> What to work on: Print the lines of the data, starting with the first, up to and including the line where "plt.rcParams['font.family'] = ['Liberation" appears.

— Start of Information shown —

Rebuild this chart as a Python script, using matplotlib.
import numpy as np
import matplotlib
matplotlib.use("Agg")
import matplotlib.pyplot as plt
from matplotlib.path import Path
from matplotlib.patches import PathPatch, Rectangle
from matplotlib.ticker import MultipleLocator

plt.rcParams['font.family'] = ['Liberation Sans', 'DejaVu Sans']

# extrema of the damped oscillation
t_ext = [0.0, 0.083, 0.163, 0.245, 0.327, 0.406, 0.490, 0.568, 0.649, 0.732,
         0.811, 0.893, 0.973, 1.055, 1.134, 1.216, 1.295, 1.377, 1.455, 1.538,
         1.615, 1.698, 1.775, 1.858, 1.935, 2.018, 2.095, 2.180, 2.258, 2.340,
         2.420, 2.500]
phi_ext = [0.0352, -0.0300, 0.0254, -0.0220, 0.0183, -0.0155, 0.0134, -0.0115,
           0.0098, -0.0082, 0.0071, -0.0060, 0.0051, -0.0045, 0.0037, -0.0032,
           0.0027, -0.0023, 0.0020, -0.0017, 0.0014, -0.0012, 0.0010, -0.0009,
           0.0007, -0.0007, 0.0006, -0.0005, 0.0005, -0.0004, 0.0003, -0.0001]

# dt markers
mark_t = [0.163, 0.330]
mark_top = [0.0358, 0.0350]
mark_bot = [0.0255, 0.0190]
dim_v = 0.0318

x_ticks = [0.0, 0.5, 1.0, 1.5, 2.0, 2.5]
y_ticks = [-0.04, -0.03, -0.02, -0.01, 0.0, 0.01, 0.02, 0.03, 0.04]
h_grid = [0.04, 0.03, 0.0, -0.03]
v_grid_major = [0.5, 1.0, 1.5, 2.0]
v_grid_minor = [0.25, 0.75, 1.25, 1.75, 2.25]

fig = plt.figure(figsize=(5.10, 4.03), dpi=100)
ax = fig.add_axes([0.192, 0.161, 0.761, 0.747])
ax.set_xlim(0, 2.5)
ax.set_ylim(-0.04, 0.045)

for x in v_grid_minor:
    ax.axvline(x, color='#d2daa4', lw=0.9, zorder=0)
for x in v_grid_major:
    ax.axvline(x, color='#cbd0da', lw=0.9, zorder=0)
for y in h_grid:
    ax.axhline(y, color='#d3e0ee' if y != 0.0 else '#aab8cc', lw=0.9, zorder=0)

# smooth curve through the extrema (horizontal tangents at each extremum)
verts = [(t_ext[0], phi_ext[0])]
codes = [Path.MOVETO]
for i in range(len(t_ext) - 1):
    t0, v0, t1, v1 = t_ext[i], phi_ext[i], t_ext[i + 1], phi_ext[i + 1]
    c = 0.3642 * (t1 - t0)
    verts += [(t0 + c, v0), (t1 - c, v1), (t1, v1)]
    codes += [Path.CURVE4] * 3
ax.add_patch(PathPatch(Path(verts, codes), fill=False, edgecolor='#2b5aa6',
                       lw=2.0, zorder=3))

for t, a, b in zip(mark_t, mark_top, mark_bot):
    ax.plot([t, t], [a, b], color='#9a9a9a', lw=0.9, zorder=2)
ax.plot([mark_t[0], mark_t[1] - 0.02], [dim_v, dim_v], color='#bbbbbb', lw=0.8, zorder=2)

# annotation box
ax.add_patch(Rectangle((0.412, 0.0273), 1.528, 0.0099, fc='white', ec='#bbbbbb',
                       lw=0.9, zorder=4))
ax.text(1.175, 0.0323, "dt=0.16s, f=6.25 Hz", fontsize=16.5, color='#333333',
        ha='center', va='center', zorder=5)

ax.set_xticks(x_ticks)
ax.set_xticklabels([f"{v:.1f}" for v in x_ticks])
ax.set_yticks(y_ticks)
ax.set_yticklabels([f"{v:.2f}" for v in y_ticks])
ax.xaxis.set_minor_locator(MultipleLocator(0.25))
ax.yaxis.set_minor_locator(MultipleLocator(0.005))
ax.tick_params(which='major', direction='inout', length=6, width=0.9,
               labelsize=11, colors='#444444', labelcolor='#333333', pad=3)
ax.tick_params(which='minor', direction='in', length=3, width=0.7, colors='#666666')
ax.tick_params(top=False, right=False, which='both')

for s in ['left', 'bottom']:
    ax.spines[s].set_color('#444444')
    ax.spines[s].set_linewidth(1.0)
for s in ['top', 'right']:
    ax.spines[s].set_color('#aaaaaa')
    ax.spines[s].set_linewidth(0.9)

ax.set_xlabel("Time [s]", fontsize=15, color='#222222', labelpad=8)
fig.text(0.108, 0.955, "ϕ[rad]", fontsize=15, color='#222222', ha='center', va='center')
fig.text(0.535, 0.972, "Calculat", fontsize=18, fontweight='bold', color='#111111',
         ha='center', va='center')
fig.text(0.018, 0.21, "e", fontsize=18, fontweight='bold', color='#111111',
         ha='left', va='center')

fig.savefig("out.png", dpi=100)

— End of Information shown —

> Exercise response:
Rebuild this chart as a Python script, using matplotlib.
import numpy as np
import matplotlib
matplotlib.use("Agg")
import matplotlib.pyplot as plt
from matplotlib.path import Path
from matplotlib.patches import PathPatch, Rectangle
from matplotlib.ticker import MultipleLocator

plt.rcParams['font.family'] = ['Liberation Sans', 'DejaVu Sans']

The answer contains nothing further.